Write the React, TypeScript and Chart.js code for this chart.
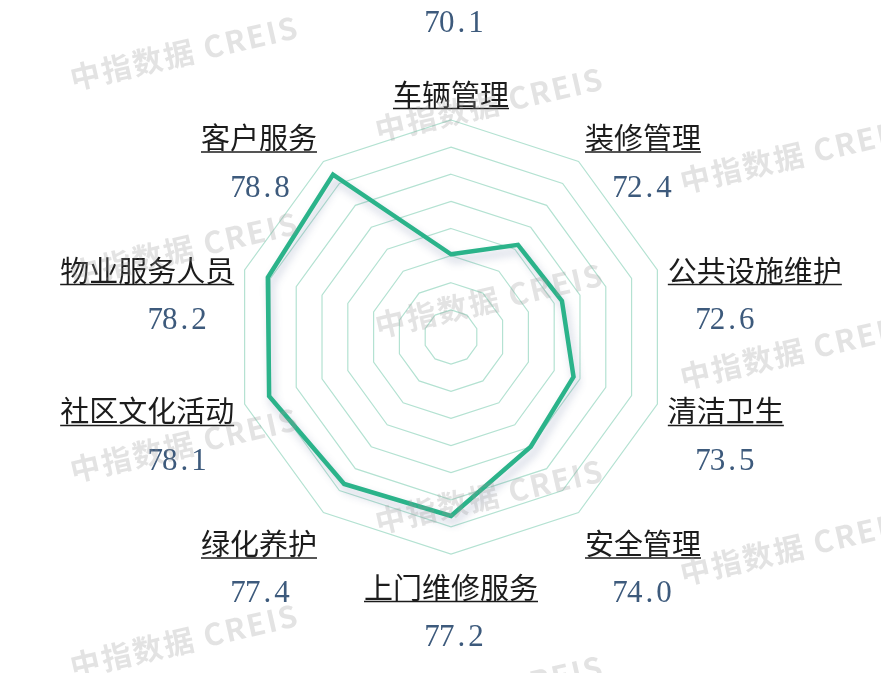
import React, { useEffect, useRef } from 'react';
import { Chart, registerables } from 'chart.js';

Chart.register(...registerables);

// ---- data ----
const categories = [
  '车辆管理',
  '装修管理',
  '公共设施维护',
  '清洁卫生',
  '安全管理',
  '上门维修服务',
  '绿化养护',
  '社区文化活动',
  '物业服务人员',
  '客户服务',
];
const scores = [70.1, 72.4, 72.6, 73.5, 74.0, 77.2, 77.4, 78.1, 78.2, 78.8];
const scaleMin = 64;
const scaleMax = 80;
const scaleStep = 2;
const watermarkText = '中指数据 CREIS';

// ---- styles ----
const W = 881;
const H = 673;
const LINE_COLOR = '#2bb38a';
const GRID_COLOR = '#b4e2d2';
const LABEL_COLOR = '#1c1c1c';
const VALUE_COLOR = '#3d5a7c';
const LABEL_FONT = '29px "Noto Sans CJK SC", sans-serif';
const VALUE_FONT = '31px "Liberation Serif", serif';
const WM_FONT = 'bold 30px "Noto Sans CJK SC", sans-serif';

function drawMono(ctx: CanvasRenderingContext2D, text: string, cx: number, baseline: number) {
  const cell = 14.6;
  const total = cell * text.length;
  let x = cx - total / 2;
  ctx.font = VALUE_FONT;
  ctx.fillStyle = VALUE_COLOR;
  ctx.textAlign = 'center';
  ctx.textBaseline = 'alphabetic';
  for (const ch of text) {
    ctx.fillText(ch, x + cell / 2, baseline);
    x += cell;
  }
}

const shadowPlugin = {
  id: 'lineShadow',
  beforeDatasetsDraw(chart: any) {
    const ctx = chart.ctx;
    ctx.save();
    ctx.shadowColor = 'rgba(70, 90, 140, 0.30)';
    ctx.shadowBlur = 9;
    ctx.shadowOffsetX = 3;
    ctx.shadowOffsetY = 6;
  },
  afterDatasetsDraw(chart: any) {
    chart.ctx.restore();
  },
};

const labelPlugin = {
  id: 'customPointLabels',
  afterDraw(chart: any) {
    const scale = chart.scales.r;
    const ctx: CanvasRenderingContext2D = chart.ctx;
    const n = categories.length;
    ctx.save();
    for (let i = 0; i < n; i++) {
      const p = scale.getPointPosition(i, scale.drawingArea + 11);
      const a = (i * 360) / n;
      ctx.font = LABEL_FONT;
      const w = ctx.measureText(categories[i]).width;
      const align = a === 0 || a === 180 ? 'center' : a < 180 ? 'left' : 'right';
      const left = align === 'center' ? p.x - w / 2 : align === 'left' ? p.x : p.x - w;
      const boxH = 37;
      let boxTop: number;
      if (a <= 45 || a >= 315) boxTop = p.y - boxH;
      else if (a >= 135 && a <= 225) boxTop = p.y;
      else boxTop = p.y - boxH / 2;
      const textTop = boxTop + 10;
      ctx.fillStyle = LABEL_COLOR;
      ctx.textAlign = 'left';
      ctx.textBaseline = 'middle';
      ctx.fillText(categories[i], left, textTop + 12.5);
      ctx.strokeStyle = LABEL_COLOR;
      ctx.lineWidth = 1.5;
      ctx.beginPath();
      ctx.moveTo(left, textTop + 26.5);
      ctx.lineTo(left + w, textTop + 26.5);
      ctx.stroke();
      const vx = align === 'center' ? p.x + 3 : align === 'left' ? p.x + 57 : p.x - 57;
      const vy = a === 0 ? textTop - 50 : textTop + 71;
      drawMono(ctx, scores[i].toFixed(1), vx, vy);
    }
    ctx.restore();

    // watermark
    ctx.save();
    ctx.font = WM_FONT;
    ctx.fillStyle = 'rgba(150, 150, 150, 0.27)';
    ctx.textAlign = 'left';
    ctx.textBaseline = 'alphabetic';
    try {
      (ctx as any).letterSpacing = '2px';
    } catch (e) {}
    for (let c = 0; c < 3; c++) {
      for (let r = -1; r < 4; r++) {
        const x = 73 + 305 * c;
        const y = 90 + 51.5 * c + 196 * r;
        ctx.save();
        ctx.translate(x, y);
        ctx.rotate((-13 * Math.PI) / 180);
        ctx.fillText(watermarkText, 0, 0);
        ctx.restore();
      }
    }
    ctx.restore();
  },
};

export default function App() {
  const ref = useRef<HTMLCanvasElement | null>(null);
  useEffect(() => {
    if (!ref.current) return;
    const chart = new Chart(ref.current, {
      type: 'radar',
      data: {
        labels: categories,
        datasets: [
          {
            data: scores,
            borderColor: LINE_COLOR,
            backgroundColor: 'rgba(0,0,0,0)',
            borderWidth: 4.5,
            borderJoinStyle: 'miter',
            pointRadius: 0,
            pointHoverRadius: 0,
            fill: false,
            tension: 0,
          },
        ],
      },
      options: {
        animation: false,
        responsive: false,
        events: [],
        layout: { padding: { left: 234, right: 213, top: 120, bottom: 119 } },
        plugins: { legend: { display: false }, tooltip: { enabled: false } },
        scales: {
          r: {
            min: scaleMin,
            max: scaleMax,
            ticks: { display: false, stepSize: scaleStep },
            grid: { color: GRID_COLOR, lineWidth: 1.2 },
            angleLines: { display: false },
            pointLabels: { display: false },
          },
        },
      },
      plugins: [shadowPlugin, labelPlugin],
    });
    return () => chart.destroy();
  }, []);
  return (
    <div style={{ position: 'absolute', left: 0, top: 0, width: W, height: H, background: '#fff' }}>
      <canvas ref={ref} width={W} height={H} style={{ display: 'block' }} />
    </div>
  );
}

#####

** Directions **
Everything from the first line to the line with "const watermarkText = '中指数据 CREIS';" must be repeated exactly, and nothing else. Leave the pictures out.

** Response for this exercise **
Write the React, TypeScript and Chart.js code for this chart.
import React, { useEffect, useRef } from 'react';
import { Chart, registerables } from 'chart.js';

Chart.register(...registerables);

// ---- data ----
const categories = [
  '车辆管理',
  '装修管理',
  '公共设施维护',
  '清洁卫生',
  '安全管理',
  '上门维修服务',
  '绿化养护',
  '社区文化活动',
  '物业服务人员',
  '客户服务',
];
const scores = [70.1, 72.4, 72.6, 73.5, 74.0, 77.2, 77.4, 78.1, 78.2, 78.8];
const scaleMin = 64;
const scaleMax = 80;
const scaleStep = 2;
const watermarkText = '中指数据 CREIS';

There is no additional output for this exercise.